A field with alternating contour strips along a hillside.
Contour strips

On many farms, including ours, spring is a busy time for babies! In March alone, we had 37 calves born. We also welcome baby pigs and chicks to our farm in the spring. Whether it be animals or crops, we celebrate sustainability with new life in the springtime!

During summer we are busy harvesting forages that will feed our cows throughout the winter. We also spend time tending the pastures and moving heifers to fresh grass to prevent overgrazing. The crops are growing fast, and everything on the farm is green!

While driving in the rural Wisconsin countryside, have you noticed the alternating strips of corn and soybeans? These are called contours. Each strip acts like a retaining wall and prevents erosion by holding the water and soil in place in each field. 

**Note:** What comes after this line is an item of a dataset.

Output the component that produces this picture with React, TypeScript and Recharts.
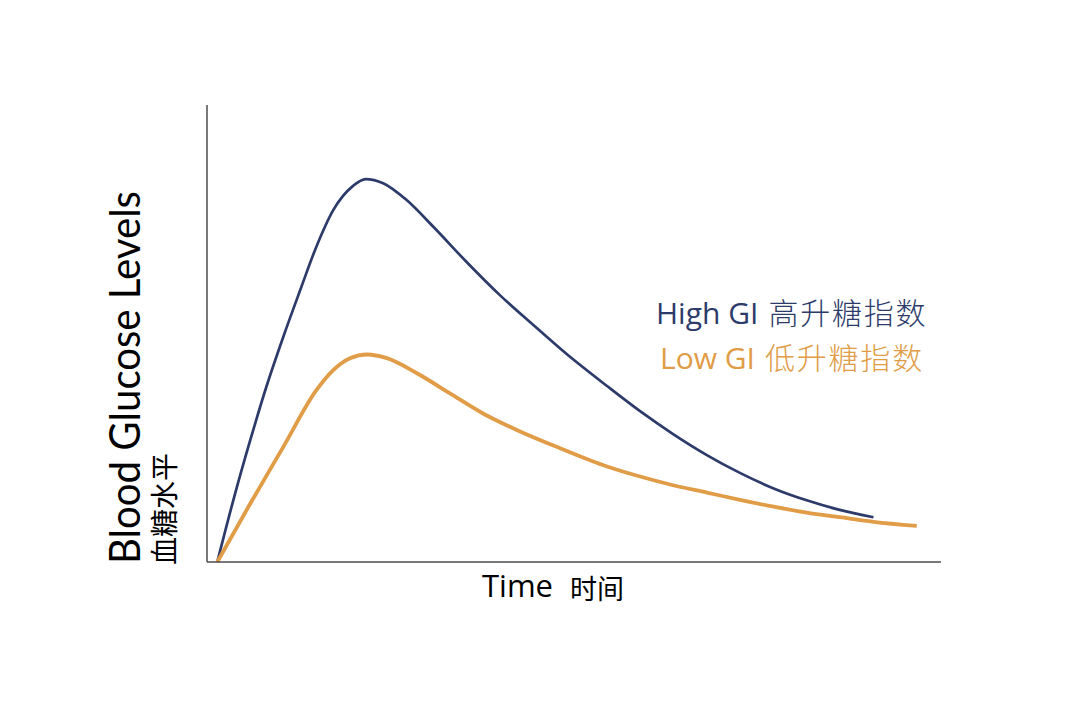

Autumn seems like the closing of a chapter for the year as crops are harvested and everything is changing colors. In my opinion, this is the most exciting time for sustainability when it comes to crops. I love planting cover crops after harvesting corn for silage and watching the diverse mixtures of plants grow and create a blanket of green cover over the soil and living roots in the soil. These plants also protect the soil from wind erosion in the winter and water erosion as snow melts in the spring.

A stream of water runs between two farm fields. The fields are grassy with pasture.

During winter, we pray for a layer of snow for insulation for the crops. Winter requires extra care for animals, too. Farmers are the ultimate recyclers. We use the stalks or stems from the grain plants we grow as bedding to keep our cattle warm and dry all winter long. These recycled plants also mix with the animals’ manure to create a wonderful fertilizer for our crops for the next growing season. Some of the crops we harvest are fermented in giant plastic bags and stored until winter. The used plastic is picked up by a recycling company and made into garbage bags.

While there is only one Earth Day on the calendar each year, farmers spend the whole year finding ways to be sustainable. Sustainability can be defined as two words- alive and healthy. We use living plants and healthy animals to sustain soil life, vibrant clear waters and a healthy planet. Healthy animals, healthy crops, healthy people and healthy finances make everyday Earth Day for farmers.